Ticker

6/recent/ticker-posts

Alam sebagai Perspektif bagi Adat di Minangkabau

 


Penulis (Adinda, Mahasiswi Prodi Sastra Minangkabau, Universitas Andalas)




Ajaran adat Minangkabau berlandaskan filosofi Alam Takambang Jadi Guru. Filosofi ini menyatakan bahwa alam semesta merupakan sumber kebenaran dan kearifan bagi orang Minangkabau. Alam semesta dapat dipahami sebagai dua hal: (1) Alam dari segi fisik: Alam sebagai tempat lahir, tumbuh, dan mencari kehidupan. (2) Tantanan Kosmologis: Alam sebagai kosmos yang memiliki makna filosofis. Pemahaman orang Minangkabau terhadap alam ini tercermin dalam Pandangan dunia “world view” cara pandang orang Minangkabau terhadap dunia dan segala isisnya. Pandangan hidup “way of life” cara hidup orang Minangkabau yang didasarkan pada filosofi Alam Takambang Jadi Guru. 

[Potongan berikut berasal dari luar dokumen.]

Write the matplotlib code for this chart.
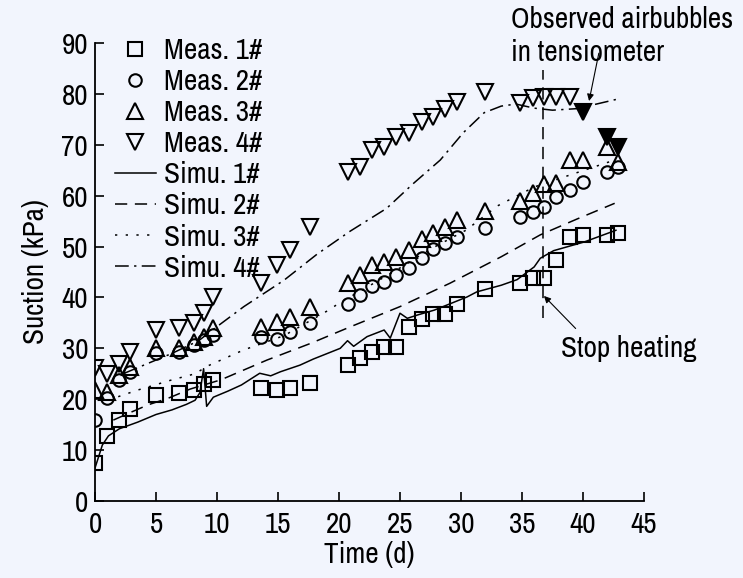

Filosofi atau filsafat, menurut Kamus Besar Bahasa Indonesia, adalah pengetahuan dan penyelidikan dengan akal budi mengenai hakikat, dasar, sebab, asal, dan hukum segala yang ada. Adat Minangkabau, sebagai pandangan hidup orang Minang dari dulu sampai sekarang, diibaratkan seperti alam. Konsekuensi logisnya adalah adat Minangkabau akan terus ada selama alam masih ada. Hal ini ditegaskan dengan ungkapan adat “Indak lapuak dek hujan, indak lakang dek paneh” yang berarti (tidak lapuk oleh hujan, tidak lekang oleh panas). Adat Minangkabau akan tetap lestari dan terjaga meskipun diterpa berbagai rintangan dan tantangan. 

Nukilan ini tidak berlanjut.